When you choose to terrorize and torture an animal to death for culinary pleasure, or even let us say to kill a chicken or a lobster or a goat “humanely” with a death-inducing sedative, which nobody does, you’re saying that for you this animal is Nothing. You are Everything. Since animals have no protection against us, our words, and our lies, we can say and do whatever we please about our reasons for debasing them and making their lives miserable.
While it’s distressing, though not surprising, that a person like Mark Zuckerberg is killing animals for pleasure and publicity, it is much more distressing, and harder to overcome, the oily sanction bestowed on him by influential animal welfare representatives who seem to bond more closely with Zuckerberg than with animal rights activists and people who really do care about animals, not just in the abstract and bureaucratically, but genuinely.
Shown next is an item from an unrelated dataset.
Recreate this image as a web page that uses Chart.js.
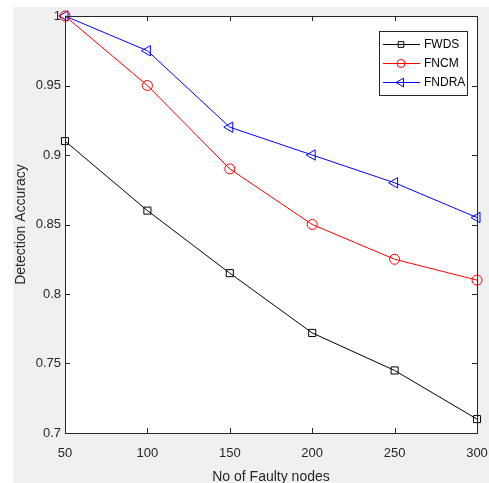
<!DOCTYPE html>
<html><head><meta charset="utf-8">
<script src="https://cdn.jsdelivr.net/npm/chart.js@4"></script>
<style>html,body{margin:0;padding:0;background:#fff}#wrap{width:489px;height:483px;position:relative}</style>
</head><body><div id="wrap"><canvas id="c" width="489" height="483"></canvas></div>
<script>
const faultyNodes = [50, 100, 150, 200, 250, 300];
const fwds  = [0.91, 0.86, 0.815, 0.772, 0.745, 0.71];
const fncm  = [1.0, 0.95, 0.89, 0.85, 0.825, 0.81];
const fndra = [1.0, 0.975, 0.92, 0.9, 0.88, 0.855];
const xTicks = [50, 100, 150, 200, 250, 300];
const yTicks = [0.7, 0.75, 0.8, 0.85, 0.9, 0.95, 1];

const toPts = arr => faultyNodes.map((x, i) => ({x, y: arr[i]}));
const axisColor = '#262626';
const FONT = '"Liberation Sans", Arial, sans-serif';

const bgPlugin = {
  id: 'bg',
  beforeDraw(chart) {
    const ctx = chart.ctx;
    ctx.save();
    ctx.fillStyle = '#f0f0f0';
    ctx.fillRect(13, 7, 489 - 13, 483 - 7);
    const a = chart.chartArea;
    ctx.fillStyle = '#ffffff';
    ctx.fillRect(a.left, a.top, a.right - a.left, a.bottom - a.top);
    ctx.restore();
  },
  afterDatasetsDraw(chart) {
    const ctx = chart.ctx, a = chart.chartArea;
    const xs = chart.scales.x, ys = chart.scales.y;
    ctx.save();
    ctx.strokeStyle = axisColor;
    ctx.lineWidth = 1;
    ctx.strokeRect(Math.round(a.left) + 0.5, Math.round(a.top) + 0.5, Math.round(a.right - a.left), Math.round(a.bottom - a.top));
    const L = 5;
    ctx.beginPath();
    xTicks.forEach(v => {
      const px = Math.round(xs.getPixelForValue(v)) + 0.5;
      ctx.moveTo(px, a.bottom); ctx.lineTo(px, a.bottom - L);
      ctx.moveTo(px, a.top); ctx.lineTo(px, a.top + L);
    });
    yTicks.forEach(v => {
      const py = Math.round(ys.getPixelForValue(v)) + 0.5;
      ctx.moveTo(a.left, py); ctx.lineTo(a.left + L, py);
      ctx.moveTo(a.right, py); ctx.lineTo(a.right - L, py);
    });
    ctx.stroke();

    // legend
    const bx = 379.5, by = 31.5, bw = 88, bh = 64;
    ctx.fillStyle = '#fff';
    ctx.fillRect(bx, by, bw, bh);
    ctx.strokeStyle = axisColor;
    ctx.strokeRect(bx, by, bw, bh);
    const rows = [44, 63, 82];
    chart.data.datasets.forEach((ds, i) => {
      const y = rows[i];
      ctx.strokeStyle = ds.borderColor;
      ctx.lineWidth = 1;
      ctx.beginPath(); ctx.moveTo(383, y + 0.5); ctx.lineTo(420, y + 0.5); ctx.stroke();
      ctx.fillStyle = 'rgba(0,0,0,0)';
      Chart.helpers.drawPoint(ctx, {pointStyle: ds.pointStyle, rotation: ds.pointRotation || 0, radius: ds.pointRadius - 1, borderWidth: 1}, 401, y + 0.5);
      ctx.fillStyle = '#000';
      ctx.font = '12px ' + FONT;
      ctx.textBaseline = 'middle';
      ctx.textAlign = 'left';
      ctx.fillText(ds.label, 424, y + 1);
    });
    ctx.restore();
  }
};

new Chart(document.getElementById('c'), {
  type: 'line',
  data: {
    datasets: [
      {label: 'FWDS', data: toPts(fwds), borderColor: '#000000', backgroundColor: 'rgba(0,0,0,0)', pointStyle: 'rect', pointRadius: 5, pointBorderWidth: 1, borderWidth: 1},
      {label: 'FNCM', data: toPts(fncm), borderColor: '#ff0000', backgroundColor: 'rgba(0,0,0,0)', pointStyle: 'circle', pointRadius: 5, pointBorderWidth: 1, borderWidth: 1},
      {label: 'FNDRA', data: toPts(fndra), borderColor: '#0000ff', backgroundColor: 'rgba(0,0,0,0)', pointStyle: 'triangle', pointRotation: -90, pointRadius: 6, pointBorderWidth: 1, borderWidth: 1}
    ]
  },
  options: {
    responsive: false,
    animation: false,
    clip: false,
    layout: {padding: {left: 13, top: 16, right: 12, bottom: 0}},
    plugins: {legend: {display: false}, tooltip: {enabled: false}},
    scales: {
      x: {
        type: 'linear', min: 50, max: 300,
        afterBuildTicks: s => { s.ticks = xTicks.map(v => ({value: v})); },
        afterFit: s => { s.height = 50; s.paddingRight = 0; s.paddingLeft = 0; },
        grid: {display: false, drawTicks: false},
        border: {display: false},
        ticks: {color: axisColor, font: {family: FONT, size: 13}, padding: 13, maxRotation: 0, autoSkip: false},
        title: {display: true, text: 'No of Faulty nodes', color: axisColor, font: {family: FONT, size: 14}, padding: {top: 0, bottom: -3}}
      },
      y: {
        type: 'linear', min: 0.7, max: 1,
        afterBuildTicks: s => { s.ticks = yTicks.map(v => ({value: v})); },
        afterFit: s => { s.width = 52; s.paddingTop = 0; s.paddingBottom = 0; },
        grid: {display: false, drawTicks: false},
        border: {display: false},
        ticks: {color: axisColor, font: {family: FONT, size: 13}, padding: 4, autoSkip: false, callback: v => String(Math.round(v * 100) / 100)},
        title: {display: true, text: 'Detection Accuracy', color: axisColor, font: {family: FONT, size: 14}, padding: {top: 0, bottom: 2}}
      }
    }
  },
  plugins: [bgPlugin]
});
</script>
</body></html>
We’re chided that we should consider Zuckerberg’s behavior to be, not cruel, but somehow admirable and worth imitating – to help the animals, of course! “[I]f every American were to adopt Zuckerberg’s approach – or even just witness, if not participate in, what happens to farm animals – you can bet there’d be many fewer animals suffering on factory farms.” I’d bet otherwise, or maybe there would just be a lot more [in]visible blood everywhere, since the moral status and use of animals as edibles would still be exactly the same.
Why oh why did a 16th-century British observer write of the animal raised for food on those nice English “family farms” and estates: “They feed in pain, lie in pain, and sleep in pain.” And this was the life experience of these animals before they were dragged off to slaughter, and before factory farms.